Disinvolti ed eleganti, i Kingsbury Manx hanno costruito con parsimonia la loro carriera discografica, modificando leggermente il loro mix di folk e pop dalle tenui tinte psichedeliche.
Dopo un esordio ricco di spunti, il gruppo ha evitato l’instant-replay tipico delle band baciate da un inatteso successo, calibrando la scrittura e coinvolgendo nomi illustri come Mikael Jorgensen dei Wilco.
Quattro anni dopo il loro quinto progetto discografico “Ascenseur Ouvert!”, la musica del gruppo americano suona ancora fresca e confortevole, nonostante i continui richiami a Simon & Garfunkel e Byrds: quello che però sembra mancare in “Bronze Age” è un'ipotesi per un'evoluzione futura del loro sound. Cristallizzata e quasi prevedibile, la musica dei Kingsbury Manx resta in attesa del colpo di coda che rimetta in carreggiata l’ascoltatore distratto o appena cullato dal sound morbido e riflessivo del gruppo, cosa che avviene in rari momenti di questo nuovo album.
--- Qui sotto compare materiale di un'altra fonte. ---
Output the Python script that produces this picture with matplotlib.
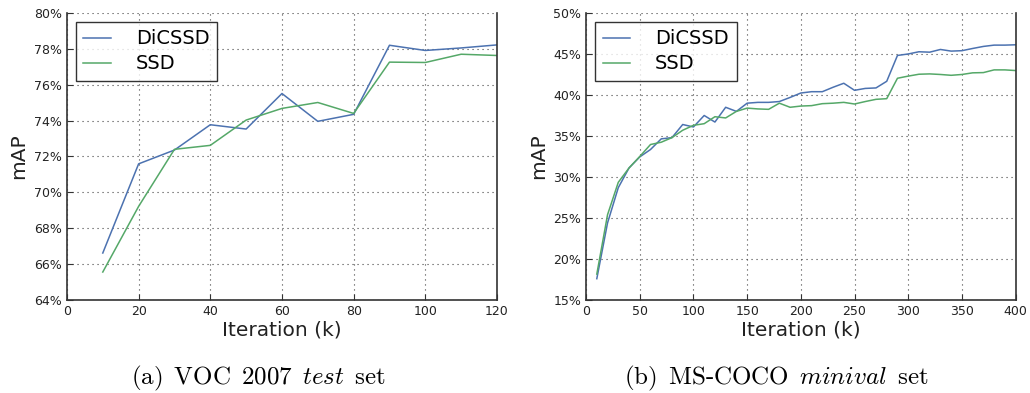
import numpy as np
import matplotlib
matplotlib.use("Agg")
import matplotlib.pyplot as plt
from matplotlib.ticker import FuncFormatter

plt.rcParams['mathtext.fontset'] = 'cm'

# VOC 2007 test
voc_iter = [10, 20, 30, 40, 50, 60, 70, 80, 90, 100, 110, 120]
voc_dicssd = [66.62, 71.59, 72.36, 73.77, 73.53, 75.51, 73.96, 74.35, 78.20, 77.91, 78.05, 78.22]
voc_ssd = [65.56, 69.22, 72.40, 72.62, 74.03, 74.68, 75.01, 74.40, 77.26, 77.24, 77.70, 77.63]

# MS-COCO minival
coco_iter = list(range(10, 410, 10))
coco_dicssd = [17.6, 24.4, 28.7, 31.1, 32.45, 33.35, 34.65, 34.8, 36.4, 36.1,
               37.5, 36.7, 38.5, 38.0, 39.0, 39.1, 39.1, 39.2, 39.7, 40.24,
               40.4, 40.4, 40.94, 41.43, 40.57, 40.8, 40.86, 41.67, 44.82, 45.0,
               45.27, 45.22, 45.55, 45.35, 45.4, 45.67, 45.92, 46.08, 46.08, 46.12]
coco_ssd = [18.16, 25.4, 29.35, 31.1, 32.5, 33.96, 34.24, 34.8, 35.7, 36.3,
            36.5, 37.35, 37.2, 38.0, 38.4, 38.3, 38.25, 39.0, 38.5, 38.65,
            38.7, 38.94, 39.0, 39.1, 38.9, 39.2, 39.47, 39.55, 42.04, 42.3,
            42.53, 42.57, 42.5, 42.4, 42.5, 42.7, 42.73, 43.06, 43.06, 42.98]

captions = [r'$\mathrm{(a)\ \,VOC\ \,2007}\ \,\mathit{test}\ \,\mathrm{set}$',
            r'$\mathrm{(b)\ \,MS\text{-}COCO}\ \,\mathit{minival}\ \,\mathrm{set}$']

blue = '#4C72B0'
green = '#55A868'

fig = plt.figure(figsize=(10.3, 3.93), dpi=100)
ax1 = fig.add_axes([0.065, 0.2366, 0.4175, 0.7304])
ax2 = fig.add_axes([0.569, 0.2366, 0.417, 0.7304])


def style(ax, x, a, b, xlim, ylim, ystep):
    ax.plot(x, a, color=blue, lw=1.1, label='DiCSSD')
    ax.plot(x, b, color=green, lw=1.1, label='SSD')
    ax.set_xlim(*xlim)
    ax.set_ylim(*ylim)
    ax.set_yticks(np.arange(ylim[0], ylim[1] + 0.01, ystep))
    ax.yaxis.set_major_formatter(FuncFormatter(lambda v, p: '%d%%' % round(v)))
    ax.grid(True, color='#444444', linestyle=(0, (1, 3.5)), linewidth=0.8)
    ax.spines['top'].set_visible(False)
    for s in ['left', 'bottom', 'right']:
        ax.spines[s].set_color('#333333')
        ax.spines[s].set_linewidth(1.2)
    ax.tick_params(direction='in', length=4, labelsize=9, colors='#333333',
                   labelcolor='#222222', top=False, right=False)
    ax.set_xlabel('Iteration (k)', fontsize=14.5, color='#222222', labelpad=2)
    ax.set_ylabel('mAP', fontsize=14.5, color='#222222', labelpad=4)
    leg = ax.legend(loc='upper left', fontsize=14, fancybox=False,
                    borderaxespad=0.45, handlelength=1.4, handletextpad=1.3,
                    borderpad=0.4, labelspacing=0.3)
    leg.get_frame().set_edgecolor('black')
    leg.get_frame().set_linewidth(1.0)


style(ax1, voc_iter, voc_dicssd, voc_ssd, (0, 120), (64, 80), 2)
style(ax2, coco_iter, coco_dicssd, coco_ssd, (0, 400), (15, 50), 5)

fig.text(0.2505, 0.037, captions[0], ha='center', va='center', fontsize=18)
fig.text(0.7535, 0.037, captions[1], ha='center', va='center', fontsize=18)

fig.savefig('out.png', dpi=100)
Meno avventuroso e più incline al pop del precedente progetto, il disco si sostiene su alcuni momenti felici e ricchi di suggestioni come la deliziosa ballad “Concubine”, centra la perfezione in “How Things Are Done”, con un malinconico folk-rock ricco di pregevoli finiture strumentali, e diverte con grinta con il beat-psych-folk di “In The Catacombs”.
I Kingsbury Manx si sono distinti in passato per la loro capacità di passare dal folk-pop al folk-rock senza problemi, ma l’ultimo progetto confonde le acque, cercando di far combaciare due anime spesso in rotta di collisione in episodi poco lucidi come “Solely Bavaria” e “Future Hunter”, indugiando in armonie carezzevoli e risapute come in “Glass Eye”.
Resta comunque da sottolineare la pur piacevole fruibilità della loro musica: “Bronze Age” non è il loro album più riuscito e completo, ma la presenza di alcune stand-out-track gia citate, unita alla freschezza di episodi come “Handsprings”, può essere un buon motivo per passare un pomeriggio in compagnia della loro musica.